[START OF Rows]

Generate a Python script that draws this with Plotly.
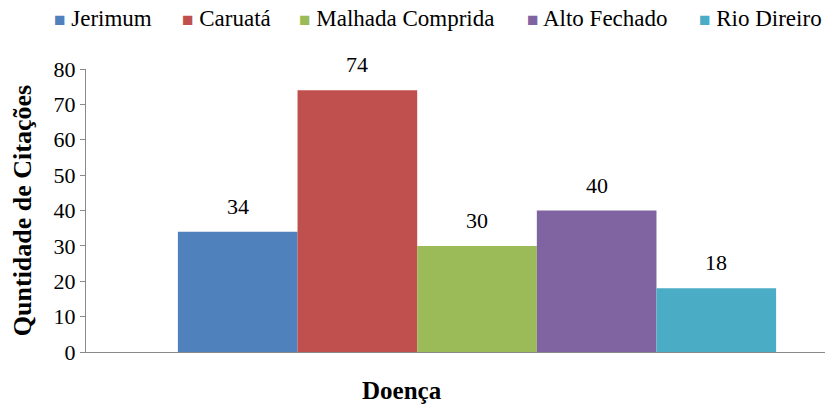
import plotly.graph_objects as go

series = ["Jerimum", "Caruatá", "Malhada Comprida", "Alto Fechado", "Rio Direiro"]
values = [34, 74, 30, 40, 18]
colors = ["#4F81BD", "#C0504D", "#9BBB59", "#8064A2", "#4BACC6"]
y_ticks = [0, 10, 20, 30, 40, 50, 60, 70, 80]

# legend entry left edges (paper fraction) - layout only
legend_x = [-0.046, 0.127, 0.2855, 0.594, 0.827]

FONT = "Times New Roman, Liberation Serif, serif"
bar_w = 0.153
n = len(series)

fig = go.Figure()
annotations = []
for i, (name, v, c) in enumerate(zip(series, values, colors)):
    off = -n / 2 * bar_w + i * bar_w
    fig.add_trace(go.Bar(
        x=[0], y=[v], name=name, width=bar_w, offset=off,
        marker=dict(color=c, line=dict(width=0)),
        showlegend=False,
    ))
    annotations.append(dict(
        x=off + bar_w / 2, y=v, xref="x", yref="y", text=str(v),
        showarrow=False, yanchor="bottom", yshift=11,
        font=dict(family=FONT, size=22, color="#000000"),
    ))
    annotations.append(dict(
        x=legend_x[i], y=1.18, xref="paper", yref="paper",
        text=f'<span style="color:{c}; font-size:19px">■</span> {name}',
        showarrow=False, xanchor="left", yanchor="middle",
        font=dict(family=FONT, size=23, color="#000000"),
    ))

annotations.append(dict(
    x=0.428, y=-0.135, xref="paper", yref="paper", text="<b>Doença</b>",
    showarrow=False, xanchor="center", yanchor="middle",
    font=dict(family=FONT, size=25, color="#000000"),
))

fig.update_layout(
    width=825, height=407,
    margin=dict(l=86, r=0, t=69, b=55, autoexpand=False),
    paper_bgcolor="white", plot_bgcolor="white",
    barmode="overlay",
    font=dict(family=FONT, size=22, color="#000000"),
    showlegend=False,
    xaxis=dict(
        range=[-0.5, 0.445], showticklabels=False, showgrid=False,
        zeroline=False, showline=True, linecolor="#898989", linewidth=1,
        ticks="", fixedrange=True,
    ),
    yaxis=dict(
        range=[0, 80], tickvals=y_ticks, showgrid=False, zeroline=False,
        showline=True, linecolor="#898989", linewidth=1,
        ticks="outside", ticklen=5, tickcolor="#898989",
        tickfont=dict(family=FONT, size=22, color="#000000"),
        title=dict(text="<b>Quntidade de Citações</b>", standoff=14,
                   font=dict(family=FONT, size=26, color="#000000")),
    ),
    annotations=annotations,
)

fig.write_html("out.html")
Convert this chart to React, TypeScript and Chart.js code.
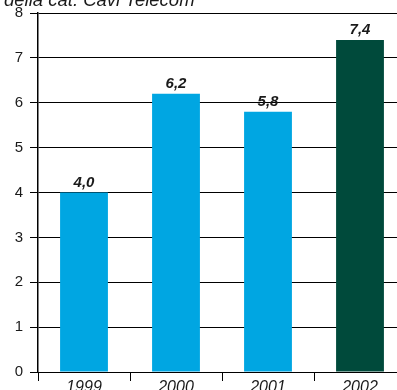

[END OF Rows]

* What the task requires: The records above are to be quoted exactly, with all pictures left out.

* Answer in full:
Generate a Python script that draws this with Plotly.
import plotly.graph_objects as go

series = ["Jerimum", "Caruatá", "Malhada Comprida", "Alto Fechado", "Rio Direiro"]
values = [34, 74, 30, 40, 18]
colors = ["#4F81BD", "#C0504D", "#9BBB59", "#8064A2", "#4BACC6"]
y_ticks = [0, 10, 20, 30, 40, 50, 60, 70, 80]

# legend entry left edges (paper fraction) - layout only
legend_x = [-0.046, 0.127, 0.2855, 0.594, 0.827]

FONT = "Times New Roman, Liberation Serif, serif"
bar_w = 0.153
n = len(series)

fig = go.Figure()
annotations = []
for i, (name, v, c) in enumerate(zip(series, values, colors)):
    off = -n / 2 * bar_w + i * bar_w
    fig.add_trace(go.Bar(
        x=[0], y=[v], name=name, width=bar_w, offset=off,
        marker=dict(color=c, line=dict(width=0)),
        showlegend=False,
    ))
    annotations.append(dict(
        x=off + bar_w / 2, y=v, xref="x", yref="y", text=str(v),
        showarrow=False, yanchor="bottom", yshift=11,
        font=dict(family=FONT, size=22, color="#000000"),
    ))
    annotations.append(dict(
        x=legend_x[i], y=1.18, xref="paper", yref="paper",
        text=f'<span style="color:{c}; font-size:19px">■</span> {name}',
        showarrow=False, xanchor="left", yanchor="middle",
        font=dict(family=FONT, size=23, color="#000000"),
    ))

annotations.append(dict(
    x=0.428, y=-0.135, xref="paper", yref="paper", text="<b>Doença</b>",
    showarrow=False, xanchor="center", yanchor="middle",
    font=dict(family=FONT, size=25, color="#000000"),
))

fig.update_layout(
    width=825, height=407,
    margin=dict(l=86, r=0, t=69, b=55, autoexpand=False),
    paper_bgcolor="white", plot_bgcolor="white",
    barmode="overlay",
    font=dict(family=FONT, size=22, color="#000000"),
    showlegend=False,
    xaxis=dict(
        range=[-0.5, 0.445], showticklabels=False, showgrid=False,
        zeroline=False, showline=True, linecolor="#898989", linewidth=1,
        ticks="", fixedrange=True,
    ),
    yaxis=dict(
        range=[0, 80], tickvals=y_ticks, showgrid=False, zeroline=False,
        showline=True, linecolor="#898989", linewidth=1,
        ticks="outside", ticklen=5, tickcolor="#898989",
        tickfont=dict(family=FONT, size=22, color="#000000"),
        title=dict(text="<b>Quntidade de Citações</b>", standoff=14,
                   font=dict(family=FONT, size=26, color="#000000")),
    ),
    annotations=annotations,
)

fig.write_html("out.html")
Convert this chart to React, TypeScript and Chart.js code.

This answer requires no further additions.